Unskilled and Unaware of It: How Difficulties in Recognizing One's Own Incompetence Lead to Inflated Self-Assessments
This is a study reported in the December 1999 issue of the Journal of Personality and Social Psychology, and can be found at http://www.apa.org/journals/psp/psp7761121.html.
It received a 2000 Ig Nobel prize.
The study tested a few groups of Cornell undergraduates in various areas (humor, grammar, and logic.) It also asked the students to estimate how well they did on each test. It then compared the students estimations of their scores with their actual scores, and came to the sensationalistic conclusion that those who scored lower were worse at judging their own abilities. It took this conclusion and claimed that incompetent people didn't know they were incompetent, that their incompetence impaired their "meta-cognitive abilities" to judge themselves accurately.
This conclusion plays to the biases of intelligent people, telling us that the foolish are even more foolish than we think they are, that they don't even know they're dumb. It discounts people's claims to competence by allowing people to think "if they were as incompetent as I think they are, they would be claiming to be this good" and maintain our preconceived notions about people in the face of some amount of evidence.
I find the study deeply flawed, and horribly misleading.
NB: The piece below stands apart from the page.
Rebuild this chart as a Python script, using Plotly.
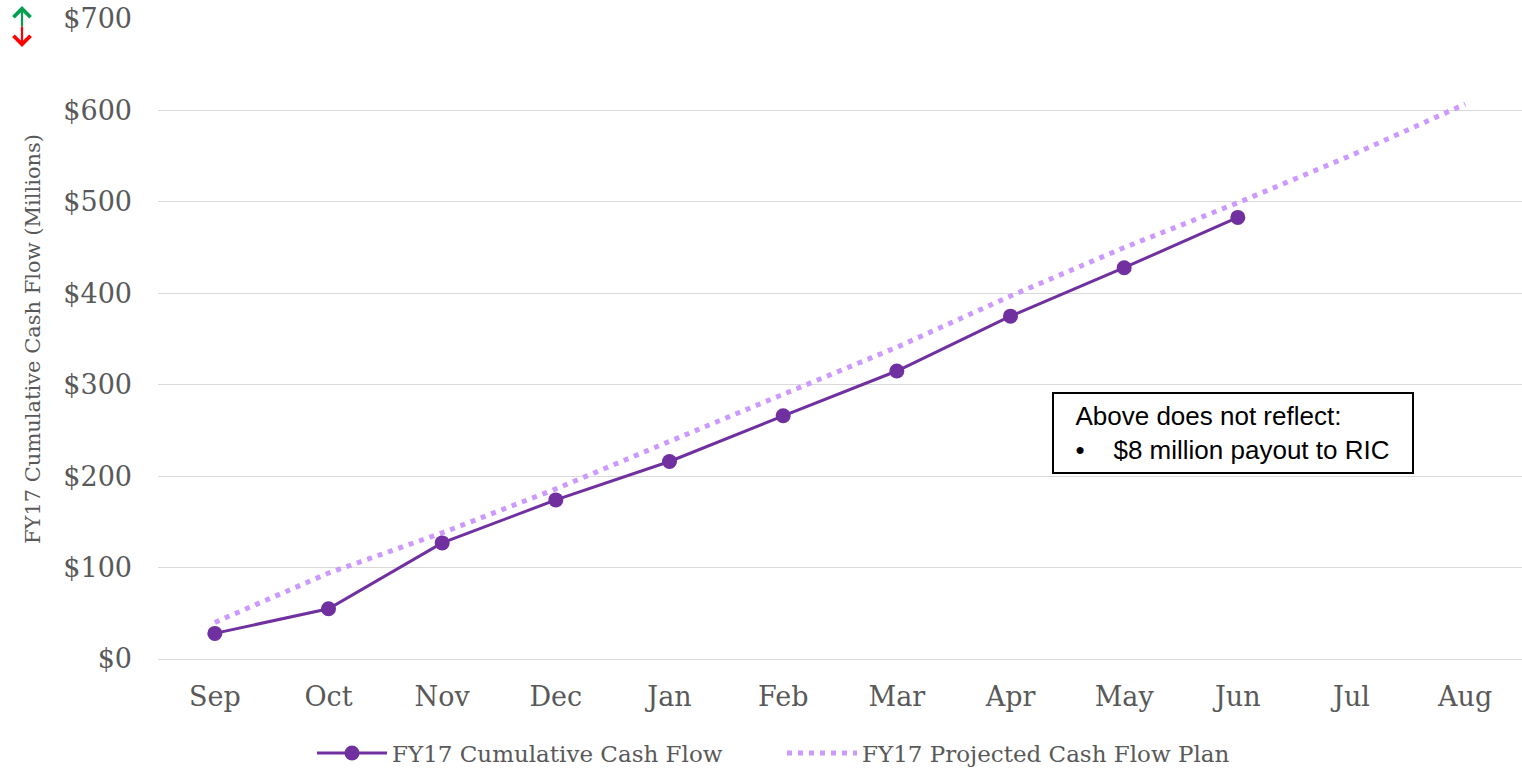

The further conclusions drawn from its sound bitey title and summary compound the problem.
The study implies that people who are more competent are also more accurate at estimating their ability. This is not born out by the data. Subjects generally estimated they fell into the third quartile (between 50 and 75%) with their estimates roughly correlating with ability within that range. Thus, the people in the third quartile were most accurate in their assessments. The top quartile underestimated their abilities, the bottom two overestimated. And the group that overestimated the most was the bottom quartile. But that is simple because that group has the most room to error (since the average student placed their ability at 66%.)
This is exactly the result we would expect if we took a group of people in a narrow, high ability range with accurate assessments of their ability. They would mostly predict themselves to be above average. The bottom quartile would be off by the most, and we could heap the triple-insult of incompetence, obliviousness, and hubris (for overestimating their abilities, rather than humbly underestimating them) upon them.
The subjects here were Cornell students, a group you'd expect to estimate themselves as above average (I won't comment on whether that is justified or not.) I imagine if you were to do a similar study using the same methodology on a group that rated itself to be below average, you would find that the most competent had the most inaccurate estimates of their ability. The article might then be drawing the conclusion that the humble dumb at least know their limits.